Non è per niente facile, ma alleandosi con i renziani, la cosa sarebbe possibile e verosimile.
Dura però fare fuori in pratica la vecchia componente ex PCI del PD, ma non impossibile.
E per fare questo non c’è che l’alleanza strategica con il rottamatore sindaco di Firenze.
Saprà questi accontentarsi della segreteria, che non è quello che voleva?
Potrebbe anche farlo, stante il fatto che la popolarità di Letta nel paese è aumentata a vista d’occhio, come registrano i sondaggi e Renzi è giovane, ma ha già una certa esperienza e potrebbe rassegnarsi ad aspettare il suo turno, che oggi sembra irrealistico.
L’altro lato del problema è la gestione dei moderati del Pdl o Forza Italia che dir si voglia.
Alfano non è certo un’aquila, ma forse non è nemmeno quel tontolone, come viene spesso descritto, e qualche sospetto di cadere dalla padella berlusconiana nella brace lettiana probabilmente ce l’avrà.
Se Letta corre nel paese per avere la leadership dei moderati, Alfano tornerà a fare il cameriere di un altro leader che lui non sarà mai.
Alfano è quindi realisticamente destinato ad essere al massimo un numero due.
Difficile per lui farlo digerire ai suoi ,ubriacati da anni dalla droga retorica del loro vecchio capo-popolo, in attesa perenne dell’avvento di una chissà quale rivoluzione, sempre descritta in termini tanto generici e anacronistici, da essersi ormai ridotta alla linea del Piave della difesa dei puri e semplici e volgari interessi dei più ricchi.
Non è roba da moderati questo decadente berlusconismo e questa è probabilmente la ragione per la quale la strategia di Enrico Letta mi sembra un po’ folle, ma anche verosimile.
In prospettiva trovare una casa per i moderati più credibile e dignitosa di quella che aveva per loro approntato il leader storico in questi ultimi vent’anni.

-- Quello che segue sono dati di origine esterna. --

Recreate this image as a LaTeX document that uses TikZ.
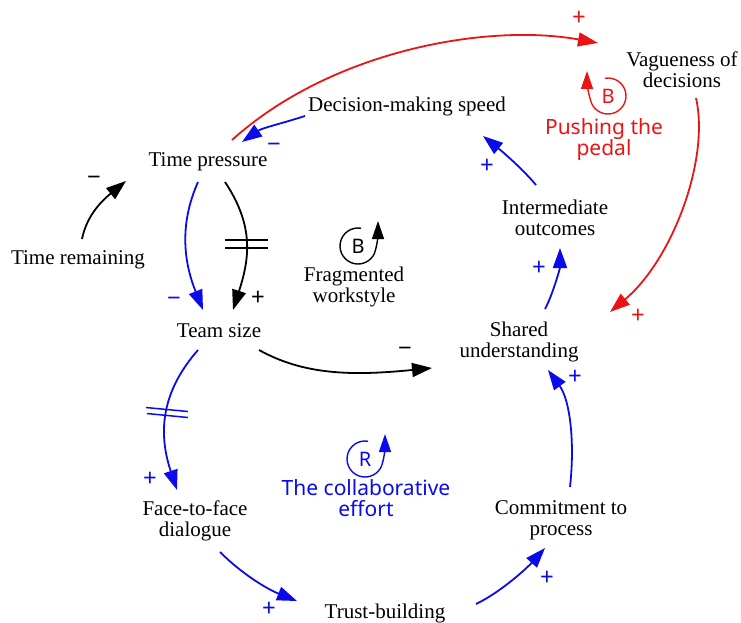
\documentclass[tikz,border=0pt]{standalone}
\usepackage{fontspec}
\setmainfont{Liberation Serif}
\newfontfamily\loopfont{Noto Sans}
\usetikzlibrary{arrows.meta}
\definecolor{cldblue}{RGB}{10,10,235}
\definecolor{cldred}{RGB}{235,20,20}

\tikzset{
  var/.style={align=center,inner sep=0pt,font=\fontsize{21}{21}\selectfont},
  looplbl/.style={align=center,inner sep=0pt,font=\loopfont\fontsize{21}{21}\selectfont},
  loopletter/.style={inner sep=0pt,font=\loopfont\fontsize{20}{20}\selectfont},
  sgn/.style={inner sep=0pt,font=\loopfont\bfseries\fontsize{24}{24}\selectfont},
  link/.style={line width=1.8pt,-{Triangle[length=20pt,width=14pt]}},
  hash/.style={line width=1.5pt},
  % loop symbol, arrow leaving on the right
  pics/loopright/.style={code={
    \draw[y=1pt,line width=1.4pt,-{Triangle[length=18pt,width=12pt]}]
      (80:18) arc[start angle=80,end angle=335,radius=18]
      .. controls +(70:10) and +(0,-12) .. (20,25);
  }},
  % loop symbol, arrow leaving on the left
  pics/loopleft/.style={code={
    \draw[y=1pt,line width=1.4pt,-{Triangle[length=18pt,width=12pt]}]
      (100:18) arc[start angle=100,end angle=-155,radius=18]
      .. controls +(110:10) and +(0,-12) .. (-21,25);
  }},
}

\begin{document}
\begin{tikzpicture}[x=1pt,y=-1pt]
\useasboundingbox (0,0) rectangle (741,623);

% variables
\node[var] (tp)  at (208,162) {Time pressure};
\node[var] (dms) at (407,106) {Decision-making speed};
\node[var] (vd)  at (682,70)  {Vagueness of\\decisions};
\node[var] (tr)  at (78,260)  {Time remaining};
\node[var] (io)  at (555,218) {Intermediate\\outcomes};
\node[var] (fw)  at (354,287) {Fragmented\\workstyle};
\node[var] (ts)  at (219,331) {Team size};
\node[var] (su)  at (519,342) {Shared\\understanding};
\node[var] (ff)  at (195,521) {Face-to-face\\dialogue};
\node[var] (cp)  at (561,520) {Commitment to\\process};
\node[var] (tb)  at (385,613) {Trust-building};

% loop names
\node[looplbl,text=cldred]  (pp) at (604,140) {Pushing the\\pedal};
\node[looplbl,text=cldblue] (ce) at (366,498) {The collaborative\\effort};

% loop symbols
\pic[black] at (358,246) {loopright};
\node[loopletter] (bfw) at (358,246) {B};
\pic[cldblue] at (365,459) {loopright};
\node[loopletter,text=cldblue] (rce) at (365,459) {R};
\pic[cldred] at (608,96) {loopleft};
\node[loopletter,text=cldred] (bpp) at (608,96) {B};

% red loop: pushing the pedal
\draw[link,cldred] ([shift={(24,-22)}]tp.center)
  .. controls +(100,-90) and +(-110,-20) .. ([shift={(-84,-27)}]vd.center);
\draw[link,cldred] ([shift={(14,28)}]vd.center)
  .. controls +(14,62) and +(62,-52) .. ([shift={(91,-30)}]su.center);

% links around time pressure
\draw[link,cldblue] ([shift={(-102,10)}]dms.center)
  .. controls +(-25,8) and +(20,-14) .. ([shift={(34,-20)}]tp.center);
\draw[link,black] ([shift={(4,-21)}]tr.center)
  .. controls +(5,-25) and +(-22,18) .. ([shift={(-82,19)}]tp.center);
\draw[link,cldblue] ([shift={(-10,20)}]tp.center)
  .. controls +(-20,45) and +(-18,-45) .. ([shift={(-16,-21)}]ts.center);
\draw[link,black] ([shift={(17,20)}]tp.center)
  .. controls +(30,45) and +(16,-50) .. coordinate[pos=0.5] (delayA) ([shift={(14,-21)}]ts.center);
\draw[hash,black] ([shift={(-21,-4)}]delayA) -- ++(43,0);
\draw[hash,black] ([shift={(-21,4)}]delayA) -- ++(43,0);

% team size to shared understanding
\draw[link,black] ([shift={(40,19)}]ts.center)
  .. controls +(45,25) and +(-80,8) .. ([shift={(-87,26)}]su.center);

% collaborative loop
\draw[link,cldblue] ([shift={(-21,19)}]ts.center)
  .. controls +(-35,40) and +(-20,-60) .. coordinate[pos=0.5] (delayB) ([shift={(-18,-31)}]ff.center);
\draw[hash,cldblue] ([shift={(-21,-5)}]delayB) -- ++(42,4);
\draw[hash,cldblue] ([shift={(-20,1)}]delayB) -- ++(41,4);
\draw[link,cldblue] ([shift={(25,31)}]ff.center)
  .. controls +(22,22) and +(-30,-12) .. ([shift={(-88,-12)}]tb.center);
\draw[link,cldblue] ([shift={(91,-9)}]tb.center)
  .. controls +(25,-12) and +(-18,20) .. ([shift={(-16,28)}]cp.center);
\draw[link,cldblue] ([shift={(9,-33)}]cp.center)
  .. controls +(5,-45) and +(22,30) .. ([shift={(29,28)}]su.center);
\draw[link,cldblue] ([shift={(26,-33)}]su.center)
  .. controls +(8,-15) and +(0,20) .. ([shift={(5,30)}]io.center);
\draw[link,cldblue] ([shift={(-19,-33)}]io.center)
  .. controls +(-15,-18) and +(15,12) .. ([shift={(76,30)}]dms.center);

% polarities
\node[sgn,text=cldred]  (s1)  at (579,18)  {+};
\node[sgn,text=cldred]  (s2)  at (638,316) {+};
\node[sgn,text=cldblue] (s3)  at (274,148) {−};
\node[sgn,text=black]   (s4)  at (94,181)  {−};
\node[sgn,text=cldblue] (s5)  at (174,302) {−};
\node[sgn,text=black]   (s6)  at (258,298) {+};
\node[sgn,text=black]   (s7)  at (405,352) {−};
\node[sgn,text=cldblue] (s8)  at (150,479) {+};
\node[sgn,text=cldblue] (s9)  at (269,609) {+};
\node[sgn,text=cldblue] (s10) at (547,578) {+};
\node[sgn,text=cldblue] (s11) at (575,377) {+};
\node[sgn,text=cldblue] (s12) at (539,268) {+};
\node[sgn,text=cldblue] (s13) at (487,166) {+};
\end{tikzpicture}
\end{document}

Ho rispetto solo per chi fa politica con una strategia e Letta sembra averla.
Personalmente  però sono molto lontano.
L’eventuale successo di Letta, sarebbe un avanzamento, rispetto al marciume (ben inteso bipartisan) del ventennio berlusconiano, ma non è certo quello nel quale si riconoscerebbe il popolo della sinistra, dei progressisti laici e dei cattolici sociali.
Rimarremmo orfani, come del resto siamo da molto tempo.

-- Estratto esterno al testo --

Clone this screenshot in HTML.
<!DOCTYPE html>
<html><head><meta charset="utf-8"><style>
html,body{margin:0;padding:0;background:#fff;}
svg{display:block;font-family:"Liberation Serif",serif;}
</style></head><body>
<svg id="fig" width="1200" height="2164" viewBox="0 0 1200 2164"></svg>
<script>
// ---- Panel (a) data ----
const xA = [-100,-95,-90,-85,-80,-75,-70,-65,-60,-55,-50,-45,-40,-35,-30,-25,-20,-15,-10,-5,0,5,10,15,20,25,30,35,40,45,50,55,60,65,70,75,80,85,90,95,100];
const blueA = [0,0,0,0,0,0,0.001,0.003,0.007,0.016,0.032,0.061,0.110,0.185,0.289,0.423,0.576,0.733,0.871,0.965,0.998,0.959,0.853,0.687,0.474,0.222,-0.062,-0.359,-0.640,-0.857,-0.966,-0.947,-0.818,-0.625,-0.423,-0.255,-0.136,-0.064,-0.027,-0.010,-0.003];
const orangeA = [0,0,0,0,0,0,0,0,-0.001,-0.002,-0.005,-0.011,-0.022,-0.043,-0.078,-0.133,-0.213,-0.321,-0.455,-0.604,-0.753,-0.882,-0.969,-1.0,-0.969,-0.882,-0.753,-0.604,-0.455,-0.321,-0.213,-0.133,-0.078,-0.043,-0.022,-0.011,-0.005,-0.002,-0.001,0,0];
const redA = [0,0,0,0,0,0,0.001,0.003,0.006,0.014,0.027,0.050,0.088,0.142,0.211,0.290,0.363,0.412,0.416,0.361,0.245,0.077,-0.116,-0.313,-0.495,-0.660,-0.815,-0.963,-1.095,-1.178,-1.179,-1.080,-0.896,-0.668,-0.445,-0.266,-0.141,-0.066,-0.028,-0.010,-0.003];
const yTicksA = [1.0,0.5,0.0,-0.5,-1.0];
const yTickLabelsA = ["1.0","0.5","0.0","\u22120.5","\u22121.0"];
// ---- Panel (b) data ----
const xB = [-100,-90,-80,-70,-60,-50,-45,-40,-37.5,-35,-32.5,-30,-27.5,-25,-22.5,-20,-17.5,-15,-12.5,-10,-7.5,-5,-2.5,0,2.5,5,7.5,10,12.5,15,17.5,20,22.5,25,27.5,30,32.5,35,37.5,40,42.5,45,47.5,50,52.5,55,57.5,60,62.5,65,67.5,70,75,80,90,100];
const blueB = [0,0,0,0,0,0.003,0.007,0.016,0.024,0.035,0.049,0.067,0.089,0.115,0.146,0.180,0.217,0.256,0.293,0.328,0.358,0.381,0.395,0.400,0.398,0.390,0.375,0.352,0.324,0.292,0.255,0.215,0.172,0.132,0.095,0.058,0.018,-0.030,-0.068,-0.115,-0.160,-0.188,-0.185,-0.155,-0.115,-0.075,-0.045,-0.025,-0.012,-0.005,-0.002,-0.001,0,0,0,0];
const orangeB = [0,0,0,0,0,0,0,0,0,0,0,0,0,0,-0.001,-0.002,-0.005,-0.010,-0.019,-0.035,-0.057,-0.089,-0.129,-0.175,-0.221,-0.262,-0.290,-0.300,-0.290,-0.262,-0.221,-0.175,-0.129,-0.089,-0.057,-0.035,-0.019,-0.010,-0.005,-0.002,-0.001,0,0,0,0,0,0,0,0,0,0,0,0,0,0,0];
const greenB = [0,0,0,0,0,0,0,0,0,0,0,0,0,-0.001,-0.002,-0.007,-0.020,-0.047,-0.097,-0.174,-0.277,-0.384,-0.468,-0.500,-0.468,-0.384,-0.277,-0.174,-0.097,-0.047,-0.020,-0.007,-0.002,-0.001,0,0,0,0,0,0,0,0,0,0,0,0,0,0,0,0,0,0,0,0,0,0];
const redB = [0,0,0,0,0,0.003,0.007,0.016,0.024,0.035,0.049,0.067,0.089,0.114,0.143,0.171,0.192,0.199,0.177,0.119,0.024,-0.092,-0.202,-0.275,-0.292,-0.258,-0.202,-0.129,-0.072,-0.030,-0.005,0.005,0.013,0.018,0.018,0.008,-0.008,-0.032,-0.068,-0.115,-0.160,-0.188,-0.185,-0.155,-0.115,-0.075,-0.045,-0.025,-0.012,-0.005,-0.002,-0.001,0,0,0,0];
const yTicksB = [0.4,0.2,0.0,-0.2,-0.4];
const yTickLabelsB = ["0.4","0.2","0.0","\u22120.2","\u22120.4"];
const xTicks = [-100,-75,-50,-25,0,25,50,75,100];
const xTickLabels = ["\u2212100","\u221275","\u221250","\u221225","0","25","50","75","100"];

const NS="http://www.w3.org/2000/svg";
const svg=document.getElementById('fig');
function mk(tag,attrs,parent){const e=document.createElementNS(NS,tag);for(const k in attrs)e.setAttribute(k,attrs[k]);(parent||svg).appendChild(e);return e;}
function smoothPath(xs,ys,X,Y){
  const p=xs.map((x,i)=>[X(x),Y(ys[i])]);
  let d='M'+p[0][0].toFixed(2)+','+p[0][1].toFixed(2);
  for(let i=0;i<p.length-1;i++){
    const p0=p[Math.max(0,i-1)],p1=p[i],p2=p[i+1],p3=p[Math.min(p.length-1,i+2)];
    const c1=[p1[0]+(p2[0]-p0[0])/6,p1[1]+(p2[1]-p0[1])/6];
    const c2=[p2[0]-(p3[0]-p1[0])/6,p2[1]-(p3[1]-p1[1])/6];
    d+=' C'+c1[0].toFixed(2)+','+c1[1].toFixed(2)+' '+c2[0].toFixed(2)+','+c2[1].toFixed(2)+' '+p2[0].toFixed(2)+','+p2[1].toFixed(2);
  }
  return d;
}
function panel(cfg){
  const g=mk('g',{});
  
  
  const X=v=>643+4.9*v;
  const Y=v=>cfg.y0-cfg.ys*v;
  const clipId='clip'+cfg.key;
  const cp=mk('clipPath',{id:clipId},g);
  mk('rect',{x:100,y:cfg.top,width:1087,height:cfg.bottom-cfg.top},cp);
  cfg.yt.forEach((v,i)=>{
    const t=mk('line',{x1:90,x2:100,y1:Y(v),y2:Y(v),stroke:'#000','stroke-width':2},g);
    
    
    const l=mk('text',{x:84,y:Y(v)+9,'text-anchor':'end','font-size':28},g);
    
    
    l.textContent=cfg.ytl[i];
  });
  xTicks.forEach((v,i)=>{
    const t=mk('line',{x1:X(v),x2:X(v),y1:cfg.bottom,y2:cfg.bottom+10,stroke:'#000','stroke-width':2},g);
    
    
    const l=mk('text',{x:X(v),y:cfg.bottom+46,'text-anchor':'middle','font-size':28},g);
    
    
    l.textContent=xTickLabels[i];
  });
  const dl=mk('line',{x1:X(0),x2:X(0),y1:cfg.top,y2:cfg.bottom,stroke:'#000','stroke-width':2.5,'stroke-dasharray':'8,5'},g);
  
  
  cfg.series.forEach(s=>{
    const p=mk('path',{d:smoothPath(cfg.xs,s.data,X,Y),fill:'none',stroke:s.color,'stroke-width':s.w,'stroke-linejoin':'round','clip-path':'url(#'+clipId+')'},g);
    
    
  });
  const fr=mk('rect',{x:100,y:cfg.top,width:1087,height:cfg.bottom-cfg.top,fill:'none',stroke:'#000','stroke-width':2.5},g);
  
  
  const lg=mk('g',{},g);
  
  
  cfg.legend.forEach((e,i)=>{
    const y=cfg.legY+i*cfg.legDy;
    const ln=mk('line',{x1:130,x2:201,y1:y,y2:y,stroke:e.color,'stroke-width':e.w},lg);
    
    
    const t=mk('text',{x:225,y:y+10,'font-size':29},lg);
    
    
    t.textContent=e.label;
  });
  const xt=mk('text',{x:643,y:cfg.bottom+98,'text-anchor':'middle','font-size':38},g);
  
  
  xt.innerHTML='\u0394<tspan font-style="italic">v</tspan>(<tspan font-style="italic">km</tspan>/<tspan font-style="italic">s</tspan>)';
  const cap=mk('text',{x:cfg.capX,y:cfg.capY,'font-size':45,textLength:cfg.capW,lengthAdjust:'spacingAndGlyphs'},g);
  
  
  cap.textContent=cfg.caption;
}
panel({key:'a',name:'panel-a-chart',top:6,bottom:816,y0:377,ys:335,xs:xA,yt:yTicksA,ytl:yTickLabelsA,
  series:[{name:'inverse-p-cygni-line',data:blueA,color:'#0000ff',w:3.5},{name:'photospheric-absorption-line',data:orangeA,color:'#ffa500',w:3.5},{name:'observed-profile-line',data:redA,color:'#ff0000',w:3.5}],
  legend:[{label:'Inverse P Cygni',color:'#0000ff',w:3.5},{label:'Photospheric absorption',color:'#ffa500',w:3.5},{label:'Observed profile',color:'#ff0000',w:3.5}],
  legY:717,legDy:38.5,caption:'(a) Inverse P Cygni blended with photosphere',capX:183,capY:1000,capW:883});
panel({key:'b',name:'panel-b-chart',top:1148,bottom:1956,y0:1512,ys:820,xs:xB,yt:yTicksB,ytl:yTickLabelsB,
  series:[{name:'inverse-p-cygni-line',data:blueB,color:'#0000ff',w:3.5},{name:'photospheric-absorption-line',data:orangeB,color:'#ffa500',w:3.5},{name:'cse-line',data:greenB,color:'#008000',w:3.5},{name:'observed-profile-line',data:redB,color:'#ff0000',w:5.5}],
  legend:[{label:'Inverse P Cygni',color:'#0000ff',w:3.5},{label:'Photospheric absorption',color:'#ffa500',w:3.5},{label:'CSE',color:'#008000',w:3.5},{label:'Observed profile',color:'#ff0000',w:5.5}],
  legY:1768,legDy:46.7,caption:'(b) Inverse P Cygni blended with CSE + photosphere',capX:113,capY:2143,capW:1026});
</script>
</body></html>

Personalmente avevo dato credito alla novità incontestabile dei 5 Stelle.
Finora ho registrato praticamente solo delusioni di fronte a una inesperienza prevedibile, ma manifestatasi in modo veramente clamoroso.

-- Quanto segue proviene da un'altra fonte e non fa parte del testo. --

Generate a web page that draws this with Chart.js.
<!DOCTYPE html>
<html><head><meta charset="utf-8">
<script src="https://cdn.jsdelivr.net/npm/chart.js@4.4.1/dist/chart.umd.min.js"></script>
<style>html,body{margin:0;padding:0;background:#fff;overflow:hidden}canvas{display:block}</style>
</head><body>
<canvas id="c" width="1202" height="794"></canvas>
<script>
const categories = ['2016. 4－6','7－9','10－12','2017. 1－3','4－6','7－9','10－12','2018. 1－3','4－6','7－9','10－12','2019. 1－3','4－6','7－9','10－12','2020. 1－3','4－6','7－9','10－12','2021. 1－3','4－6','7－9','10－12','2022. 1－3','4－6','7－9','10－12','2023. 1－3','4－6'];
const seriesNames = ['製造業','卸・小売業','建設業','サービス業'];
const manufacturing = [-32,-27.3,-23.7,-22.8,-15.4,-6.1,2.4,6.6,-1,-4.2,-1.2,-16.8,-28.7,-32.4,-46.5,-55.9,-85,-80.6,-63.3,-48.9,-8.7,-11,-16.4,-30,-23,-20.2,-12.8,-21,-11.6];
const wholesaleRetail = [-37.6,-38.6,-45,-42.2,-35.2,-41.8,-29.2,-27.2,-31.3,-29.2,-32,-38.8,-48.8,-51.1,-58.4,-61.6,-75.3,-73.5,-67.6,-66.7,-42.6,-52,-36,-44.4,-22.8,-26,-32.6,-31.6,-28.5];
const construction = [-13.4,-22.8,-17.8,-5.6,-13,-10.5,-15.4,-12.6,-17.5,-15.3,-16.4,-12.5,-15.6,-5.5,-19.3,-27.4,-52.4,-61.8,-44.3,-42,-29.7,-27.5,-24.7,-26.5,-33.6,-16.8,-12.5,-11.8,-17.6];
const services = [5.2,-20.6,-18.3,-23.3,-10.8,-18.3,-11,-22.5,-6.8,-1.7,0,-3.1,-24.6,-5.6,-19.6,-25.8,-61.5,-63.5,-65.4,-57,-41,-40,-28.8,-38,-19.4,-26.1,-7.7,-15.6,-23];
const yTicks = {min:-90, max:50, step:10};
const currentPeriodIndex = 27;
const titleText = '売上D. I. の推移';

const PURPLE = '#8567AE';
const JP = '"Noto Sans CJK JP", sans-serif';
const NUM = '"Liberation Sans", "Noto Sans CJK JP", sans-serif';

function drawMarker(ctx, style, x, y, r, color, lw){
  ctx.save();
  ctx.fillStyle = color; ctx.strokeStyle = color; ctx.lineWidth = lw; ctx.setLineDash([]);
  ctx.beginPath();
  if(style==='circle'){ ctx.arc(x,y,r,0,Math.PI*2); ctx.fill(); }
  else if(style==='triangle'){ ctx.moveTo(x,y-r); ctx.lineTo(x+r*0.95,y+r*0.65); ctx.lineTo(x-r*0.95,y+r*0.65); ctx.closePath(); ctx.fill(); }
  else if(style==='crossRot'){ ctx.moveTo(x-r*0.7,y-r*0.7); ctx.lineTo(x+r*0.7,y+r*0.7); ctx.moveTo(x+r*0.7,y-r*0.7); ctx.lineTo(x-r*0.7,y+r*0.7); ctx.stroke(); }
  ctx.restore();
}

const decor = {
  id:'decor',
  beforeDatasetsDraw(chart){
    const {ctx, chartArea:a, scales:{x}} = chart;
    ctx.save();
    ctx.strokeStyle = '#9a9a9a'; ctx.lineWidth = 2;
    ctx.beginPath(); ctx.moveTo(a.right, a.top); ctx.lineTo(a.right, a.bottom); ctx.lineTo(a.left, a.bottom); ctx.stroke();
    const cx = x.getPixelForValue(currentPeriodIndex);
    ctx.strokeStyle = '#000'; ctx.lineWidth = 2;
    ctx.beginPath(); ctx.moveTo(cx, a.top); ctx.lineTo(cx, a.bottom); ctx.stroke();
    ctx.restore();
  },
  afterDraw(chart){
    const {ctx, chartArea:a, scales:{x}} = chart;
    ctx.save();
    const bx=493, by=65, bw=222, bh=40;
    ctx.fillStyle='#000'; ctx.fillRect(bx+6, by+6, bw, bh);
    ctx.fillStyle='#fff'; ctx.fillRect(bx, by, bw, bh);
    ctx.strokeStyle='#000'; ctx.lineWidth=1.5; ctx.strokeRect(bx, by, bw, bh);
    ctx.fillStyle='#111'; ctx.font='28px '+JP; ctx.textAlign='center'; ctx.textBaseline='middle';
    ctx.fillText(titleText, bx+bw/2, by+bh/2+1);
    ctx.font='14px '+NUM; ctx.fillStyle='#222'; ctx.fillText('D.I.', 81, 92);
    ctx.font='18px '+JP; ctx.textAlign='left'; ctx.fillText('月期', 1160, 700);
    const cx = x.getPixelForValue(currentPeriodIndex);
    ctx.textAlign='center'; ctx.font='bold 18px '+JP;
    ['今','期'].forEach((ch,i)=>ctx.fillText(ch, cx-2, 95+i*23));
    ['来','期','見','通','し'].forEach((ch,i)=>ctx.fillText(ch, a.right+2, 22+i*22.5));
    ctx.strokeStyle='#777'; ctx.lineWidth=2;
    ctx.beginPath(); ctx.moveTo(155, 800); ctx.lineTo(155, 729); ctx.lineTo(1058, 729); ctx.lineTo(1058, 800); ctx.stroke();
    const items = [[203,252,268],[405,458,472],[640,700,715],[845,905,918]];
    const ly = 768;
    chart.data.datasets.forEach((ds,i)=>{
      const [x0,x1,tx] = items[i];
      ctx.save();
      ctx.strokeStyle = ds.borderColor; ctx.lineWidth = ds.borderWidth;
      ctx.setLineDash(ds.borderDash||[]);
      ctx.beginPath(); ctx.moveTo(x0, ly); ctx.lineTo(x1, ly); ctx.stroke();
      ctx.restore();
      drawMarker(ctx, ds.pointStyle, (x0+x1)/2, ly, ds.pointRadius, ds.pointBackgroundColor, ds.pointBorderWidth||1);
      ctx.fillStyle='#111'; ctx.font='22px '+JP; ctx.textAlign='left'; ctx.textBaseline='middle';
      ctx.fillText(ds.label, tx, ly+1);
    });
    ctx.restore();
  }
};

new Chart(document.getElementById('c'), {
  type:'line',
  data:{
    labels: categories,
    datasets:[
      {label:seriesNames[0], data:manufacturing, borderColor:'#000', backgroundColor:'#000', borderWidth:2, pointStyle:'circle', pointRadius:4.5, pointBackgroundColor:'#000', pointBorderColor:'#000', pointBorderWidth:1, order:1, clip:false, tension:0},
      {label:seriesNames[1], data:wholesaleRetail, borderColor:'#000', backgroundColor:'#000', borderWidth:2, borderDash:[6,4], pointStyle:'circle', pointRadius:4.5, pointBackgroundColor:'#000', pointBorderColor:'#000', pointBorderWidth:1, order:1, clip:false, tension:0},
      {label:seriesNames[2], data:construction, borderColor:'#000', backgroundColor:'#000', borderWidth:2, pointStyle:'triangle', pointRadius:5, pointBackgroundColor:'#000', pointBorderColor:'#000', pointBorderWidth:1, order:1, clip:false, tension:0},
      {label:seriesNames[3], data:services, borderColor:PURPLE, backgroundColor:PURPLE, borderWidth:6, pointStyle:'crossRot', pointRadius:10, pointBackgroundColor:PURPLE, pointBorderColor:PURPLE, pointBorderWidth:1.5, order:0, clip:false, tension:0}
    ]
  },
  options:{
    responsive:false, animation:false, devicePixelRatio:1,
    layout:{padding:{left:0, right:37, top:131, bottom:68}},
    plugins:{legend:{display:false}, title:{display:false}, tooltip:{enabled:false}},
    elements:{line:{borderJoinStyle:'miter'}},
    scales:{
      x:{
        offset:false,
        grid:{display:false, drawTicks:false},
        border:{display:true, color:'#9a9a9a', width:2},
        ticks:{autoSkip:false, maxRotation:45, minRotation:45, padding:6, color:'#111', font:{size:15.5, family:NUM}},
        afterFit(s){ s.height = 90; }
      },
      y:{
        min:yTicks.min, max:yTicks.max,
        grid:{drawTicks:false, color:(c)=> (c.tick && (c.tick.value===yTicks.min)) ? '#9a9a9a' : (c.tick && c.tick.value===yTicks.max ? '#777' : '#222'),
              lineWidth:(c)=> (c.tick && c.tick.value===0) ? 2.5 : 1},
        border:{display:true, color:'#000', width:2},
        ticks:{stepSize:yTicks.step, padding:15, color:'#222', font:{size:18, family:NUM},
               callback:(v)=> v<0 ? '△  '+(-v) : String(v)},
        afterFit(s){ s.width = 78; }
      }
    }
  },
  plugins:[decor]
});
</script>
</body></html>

Di fronte a problemi di governance, che più passa il tempo e meno sono tollerabili, perché la figura del capo padrone non è inammissibile solo nel berlusconismo, ma lo è per definizione, per simpatico che sia.
Ma soprattutto mi urta la strategia politica, che vedo come intrinsecamente bacata se talibanamente non prevede soluzioni provvisorie intermedie.
Ci avevano già provato altri e meglio dotati a imbarcarsi per una rivoluzione proletaria, che non è arrivata mai, perché si rifiutava ogni tappa intermedia di compromesso.

Ma è talmente disastrato il panorama e mi sembra talmente indigeribile questo PD che un’ulteriore, ma magari ultima apertura di credito ai 5 Stelle non mi sembra azzardata.